## GIVEN EXERCISE
Please transcribe the data that follows without the pictures, keeping every word the same.

Start

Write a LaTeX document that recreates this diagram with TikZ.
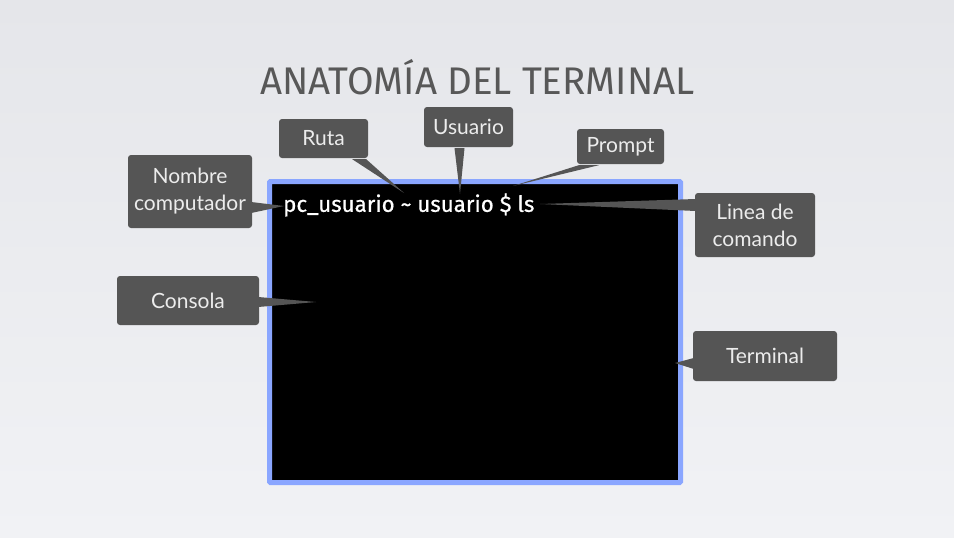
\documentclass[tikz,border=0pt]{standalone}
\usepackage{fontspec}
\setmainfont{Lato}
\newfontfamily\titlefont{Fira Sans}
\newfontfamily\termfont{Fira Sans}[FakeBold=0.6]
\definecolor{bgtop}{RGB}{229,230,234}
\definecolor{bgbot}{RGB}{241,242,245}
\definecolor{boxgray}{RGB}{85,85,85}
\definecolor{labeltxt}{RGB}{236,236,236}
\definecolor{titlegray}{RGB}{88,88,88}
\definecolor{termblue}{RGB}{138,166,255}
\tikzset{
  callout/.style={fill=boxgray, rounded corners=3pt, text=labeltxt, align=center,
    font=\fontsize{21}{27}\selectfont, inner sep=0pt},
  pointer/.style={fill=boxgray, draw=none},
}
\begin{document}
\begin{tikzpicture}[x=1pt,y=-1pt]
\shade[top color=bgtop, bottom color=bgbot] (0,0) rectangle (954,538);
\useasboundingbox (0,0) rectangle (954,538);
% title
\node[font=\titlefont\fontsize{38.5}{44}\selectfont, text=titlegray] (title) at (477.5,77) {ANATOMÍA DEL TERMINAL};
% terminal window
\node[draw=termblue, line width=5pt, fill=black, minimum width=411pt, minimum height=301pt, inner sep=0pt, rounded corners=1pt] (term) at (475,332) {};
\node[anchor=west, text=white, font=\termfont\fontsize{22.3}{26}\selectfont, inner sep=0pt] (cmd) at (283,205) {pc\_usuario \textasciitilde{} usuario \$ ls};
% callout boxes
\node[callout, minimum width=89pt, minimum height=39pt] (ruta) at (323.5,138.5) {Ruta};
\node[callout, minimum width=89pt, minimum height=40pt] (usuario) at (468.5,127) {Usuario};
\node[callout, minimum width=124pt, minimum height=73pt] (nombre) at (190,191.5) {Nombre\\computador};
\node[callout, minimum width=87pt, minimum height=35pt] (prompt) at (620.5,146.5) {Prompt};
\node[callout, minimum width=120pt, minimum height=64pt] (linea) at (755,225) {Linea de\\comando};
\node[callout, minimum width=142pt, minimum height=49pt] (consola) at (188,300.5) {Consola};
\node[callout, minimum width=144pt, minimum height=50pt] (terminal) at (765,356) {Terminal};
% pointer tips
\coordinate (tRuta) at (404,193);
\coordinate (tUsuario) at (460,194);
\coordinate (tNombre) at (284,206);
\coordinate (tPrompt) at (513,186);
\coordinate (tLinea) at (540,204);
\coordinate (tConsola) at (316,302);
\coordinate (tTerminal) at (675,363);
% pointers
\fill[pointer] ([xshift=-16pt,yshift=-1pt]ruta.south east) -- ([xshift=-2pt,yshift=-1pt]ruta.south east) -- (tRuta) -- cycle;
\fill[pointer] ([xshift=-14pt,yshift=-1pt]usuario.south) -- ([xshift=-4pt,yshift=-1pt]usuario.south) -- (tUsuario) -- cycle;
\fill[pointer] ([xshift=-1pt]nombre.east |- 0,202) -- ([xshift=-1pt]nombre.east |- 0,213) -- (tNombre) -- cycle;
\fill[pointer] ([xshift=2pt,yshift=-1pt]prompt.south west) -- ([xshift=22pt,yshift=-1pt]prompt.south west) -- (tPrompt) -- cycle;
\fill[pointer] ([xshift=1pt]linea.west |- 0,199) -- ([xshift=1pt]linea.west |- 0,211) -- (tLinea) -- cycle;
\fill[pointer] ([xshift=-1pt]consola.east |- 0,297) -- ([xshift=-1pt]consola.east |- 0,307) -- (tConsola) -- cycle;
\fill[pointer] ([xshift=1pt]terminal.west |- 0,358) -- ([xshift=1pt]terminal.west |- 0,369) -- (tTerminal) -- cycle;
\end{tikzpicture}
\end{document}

End

## EXERCISE RESPONSE
Write a LaTeX document that recreates this diagram with TikZ.
\documentclass[tikz,border=0pt]{standalone}
\usepackage{fontspec}
\setmainfont{Lato}
\newfontfamily\titlefont{Fira Sans}
\newfontfamily\termfont{Fira Sans}[FakeBold=0.6]
\definecolor{bgtop}{RGB}{229,230,234}
\definecolor{bgbot}{RGB}{241,242,245}
\definecolor{boxgray}{RGB}{85,85,85}
\definecolor{labeltxt}{RGB}{236,236,236}
\definecolor{titlegray}{RGB}{88,88,88}
\definecolor{termblue}{RGB}{138,166,255}
\tikzset{
  callout/.style={fill=boxgray, rounded corners=3pt, text=labeltxt, align=center,
    font=\fontsize{21}{27}\selectfont, inner sep=0pt},
  pointer/.style={fill=boxgray, draw=none},
}
\begin{document}
\begin{tikzpicture}[x=1pt,y=-1pt]
\shade[top color=bgtop, bottom color=bgbot] (0,0) rectangle (954,538);
\useasboundingbox (0,0) rectangle (954,538);
% title
\node[font=\titlefont\fontsize{38.5}{44}\selectfont, text=titlegray] (title) at (477.5,77) {ANATOMÍA DEL TERMINAL};
% terminal window
\node[draw=termblue, line width=5pt, fill=black, minimum width=411pt, minimum height=301pt, inner sep=0pt, rounded corners=1pt] (term) at (475,332) {};
\node[anchor=west, text=white, font=\termfont\fontsize{22.3}{26}\selectfont, inner sep=0pt] (cmd) at (283,205) {pc\_usuario \textasciitilde{} usuario \$ ls};
% callout boxes
\node[callout, minimum width=89pt, minimum height=39pt] (ruta) at (323.5,138.5) {Ruta};
\node[callout, minimum width=89pt, minimum height=40pt] (usuario) at (468.5,127) {Usuario};
\node[callout, minimum width=124pt, minimum height=73pt] (nombre) at (190,191.5) {Nombre\\computador};
\node[callout, minimum width=87pt, minimum height=35pt] (prompt) at (620.5,146.5) {Prompt};
\node[callout, minimum width=120pt, minimum height=64pt] (linea) at (755,225) {Linea de\\comando};
\node[callout, minimum width=142pt, minimum height=49pt] (consola) at (188,300.5) {Consola};
\node[callout, minimum width=144pt, minimum height=50pt] (terminal) at (765,356) {Terminal};
% pointer tips
\coordinate (tRuta) at (404,193);
\coordinate (tUsuario) at (460,194);
\coordinate (tNombre) at (284,206);
\coordinate (tPrompt) at (513,186);
\coordinate (tLinea) at (540,204);
\coordinate (tConsola) at (316,302);
\coordinate (tTerminal) at (675,363);
% pointers
\fill[pointer] ([xshift=-16pt,yshift=-1pt]ruta.south east) -- ([xshift=-2pt,yshift=-1pt]ruta.south east) -- (tRuta) -- cycle;
\fill[pointer] ([xshift=-14pt,yshift=-1pt]usuario.south) -- ([xshift=-4pt,yshift=-1pt]usuario.south) -- (tUsuario) -- cycle;
\fill[pointer] ([xshift=-1pt]nombre.east |- 0,202) -- ([xshift=-1pt]nombre.east |- 0,213) -- (tNombre) -- cycle;
\fill[pointer] ([xshift=2pt,yshift=-1pt]prompt.south west) -- ([xshift=22pt,yshift=-1pt]prompt.south west) -- (tPrompt) -- cycle;
\fill[pointer] ([xshift=1pt]linea.west |- 0,199) -- ([xshift=1pt]linea.west |- 0,211) -- (tLinea) -- cycle;
\fill[pointer] ([xshift=-1pt]consola.east |- 0,297) -- ([xshift=-1pt]consola.east |- 0,307) -- (tConsola) -- cycle;
\fill[pointer] ([xshift=1pt]terminal.west |- 0,358) -- ([xshift=1pt]terminal.west |- 0,369) -- (tTerminal) -- cycle;
\end{tikzpicture}
\end{document}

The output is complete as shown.